Monday, May. 25, 1942

Business Humanist

The Harvard Graduate School of Business Administration today is a monument to 23 successful years' direction by Dean Wallace Brett Donham. It can count a faculty to match its impressive buildings, a business library second to none, an enrollment of over 1,000 U.S. businessmen-to-be. Most other business schools, including the famed London School of Economics, have patterned themselves on Dean Donham's model.

In his 23 years there, Dean Donham has seen and made many changes. In 1919 Harvard's Graduate School of Business consisted of 19 students (some under-graduate), a bookkeepers' curriculum, no classrooms of its own, no library, no prestige. It accurately reflected the low esteem accorded to business by U.S. educators generally. In that year, memorable for its epidemic of violent strikes, Harvard's President A. Lawrence Lowell handed over the Business School to a chubby, 41-year-old Yankee, Wallace Donham. Commented one professor on the decrepit state of the school: "We were a faculty of crocks teaching crocks and Chinese." Graduate of the Harvard Law School and vice president of Boston's Old Colony Trust Co., Dean Donham believed vigorously in a then-newfangled idea, namely, that U.S. business deserved a school commensurate with its strangely unstudied importance as a central dynamic of U.S. life.

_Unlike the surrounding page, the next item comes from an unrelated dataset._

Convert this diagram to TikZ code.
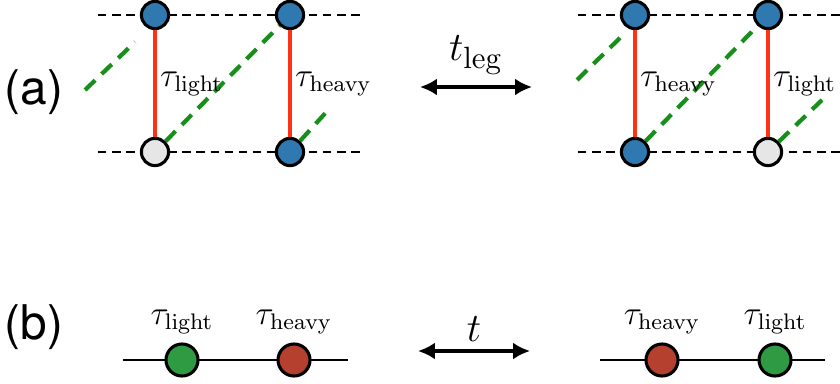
\documentclass[tikz,border=0pt]{standalone}
\usepackage[no-math]{fontspec}
\newfontfamily\panelfont{TeX Gyre Heros}
\usepackage{xcolor}
\usetikzlibrary{arrows.meta,positioning}

\definecolor{siteblue}{HTML}{2F78B0}
\definecolor{sitegray}{HTML}{E6E6E6}
\definecolor{rungred}{HTML}{FF3314}
\definecolor{hopgreen}{HTML}{17901B}
\definecolor{ballgreen}{HTML}{2E9A42}
\definecolor{ballred}{HTML}{B6402E}

\begin{document}
\begin{tikzpicture}[x=0.0125cm,y=-0.0125cm,
  site/.style={circle,draw,line width=1.1pt,minimum size=0.34cm,inner sep=0pt},
  ball/.style={circle,draw,line width=1.1pt,minimum size=0.40cm,inner sep=0pt},
  rail/.style={line width=1pt,dash pattern=on 3pt off 2pt},
  rung/.style={rungred,line width=1.7pt},
  hop/.style={hopgreen,line width=1.5pt,dash pattern=on 5pt off 3.2pt},
  chain/.style={line width=1pt},
  swap/.style={{Latex[length=6pt,width=6pt]}-{Latex[length=6pt,width=6pt]},line width=1.1pt},
  lbl/.style={text=black,font=\fontsize{12}{14}\selectfont,inner sep=1pt},
  panel/.style={font=\panelfont\fontsize{17}{20}\selectfont}
]
\useasboundingbox (0,0) rectangle (840,383);

% (a) ladder before and after the swap
\node[panel] (pa) at (34,92) {(a)};
\coordinate (la1) at (98,15);  \coordinate (la2) at (360,15);
\coordinate (lb1) at (98,152); \coordinate (lb2) at (360,152);
\coordinate (ra1) at (578,15);  \coordinate (ra2) at (850,15);
\coordinate (rb1) at (578,152); \coordinate (rb2) at (850,152);
\draw[rail] (la1) -- (la2);
\draw[rail] (lb1) -- (lb2);
\draw[rail] (ra1) -- (ra2);
\draw[rail] (rb1) -- (rb2);

\node[site,fill=siteblue] (A1) at (155,15) {};
\node[site,fill=siteblue] (A2) at (290,15) {};
\node[site,fill=sitegray] (B1) at (155,152) {};
\node[site,fill=siteblue] (B2) at (290,152) {};
\node[site,fill=siteblue] (C1) at (635,15) {};
\node[site,fill=siteblue] (C2) at (768,15) {};
\node[site,fill=siteblue] (D1) at (635,152) {};
\node[site,fill=sitegray] (D2) at (768,152) {};

\coordinate (h1s) at (85,90);  \coordinate (h1e) at (135,42);
\coordinate (h3e) at (330,108);
\coordinate (h4s) at (577,80); \coordinate (h4e) at (625,33);
\coordinate (h6e) at (822,100);
\draw[hop] (h1s) -- (h1e);
\draw[hop] (B1) -- (A2);
\draw[hop] (B2) -- (h3e);
\draw[hop] (h4s) -- (h4e);
\draw[hop] (D1) -- (C2);
\draw[hop] (D2) -- (h6e);

\draw[rung] (A1) -- node[right,lbl] {$\tau_{\mathrm{light}}$} (B1);
\draw[rung] (A2) -- node[right,lbl] {$\tau_{\mathrm{heavy}}$} (B2);
\draw[rung] (C1) -- node[right,lbl] {$\tau_{\mathrm{heavy}}$} (D1);
\draw[rung] (C2) -- node[right,lbl] {$\tau_{\mathrm{light}}$} (D2);

\coordinate (ta1) at (420,87); \coordinate (ta2) at (532,87);
\draw[swap] (ta1) -- node[above,inner sep=4pt,font=\fontsize{15}{17}\selectfont] {$t_{\mathrm{leg}}$} (ta2);

% (b) chain before and after the swap
\node[panel] (pb) at (34,327) {(b)};
\coordinate (c1) at (123,360); \coordinate (c2) at (348,360);
\coordinate (c3) at (600,360); \coordinate (c4) at (825,360);
\draw[chain] (c1) -- (c2);
\draw[chain] (c3) -- (c4);
\node[ball,fill=ballgreen] (G1) at (182,360) {};
\node[ball,fill=ballred] (R1) at (294,360) {};
\node[ball,fill=ballred] (R2) at (662,360) {};
\node[ball,fill=ballgreen] (G2) at (775,360) {};
\node[lbl,above=2pt of G1] {$\tau_{\mathrm{light}}$};
\node[lbl,above=2pt of R1] {$\tau_{\mathrm{heavy}}$};
\node[lbl,above=2pt of R2] {$\tau_{\mathrm{heavy}}$};
\node[lbl,above=2pt of G2] {$\tau_{\mathrm{light}}$};

\coordinate (tb1) at (418,351); \coordinate (tb2) at (530,351);
\draw[swap] (tb1) -- node[above,inner sep=3pt,font=\fontsize{15}{17}\selectfont] {$t$} (tb2);
\end{tikzpicture}
\end{document}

Adapting to his needs the case method of law and medical schools, Dean Donham steadily shifted the emphasis of his school from applied business economics to practical business administration. By the middle '30s business' growing emphasis on enlightened management had amply demonstrated his prescience. War brought out another example of the Dean's foresight: having long trained a group of Army officers assigned each year to the School, Harvard Business professors were well prepared last fall to start the first U.S. school for Army quartermasters.

Meanwhile Dean Donham has never ceased hammering on the "human factor in business." His humanism went well beyond how-to-win-friends- & -influence-peo-ple; one of his well-heeded friends was Philosopher Alfred North Whitehead.

Now Dean Donham retires and an era comes to an end. He will carry on as George F. Baker Professor of Administration. (The late George F. Baker donated $5,000,000 to build the School.) Dean Donham's successor is Idaho-born, 46-year-old Donald Kirk David, a graduate of the School (1919) and an old Donham disciple. Donham's first assistant, after 1927 he became a power in retail foods, first with Royal Baking Powder, then as first president of Chase & Sanborn, finally as a director of Standard Brands. Last February he went back to the Business School as associate dean.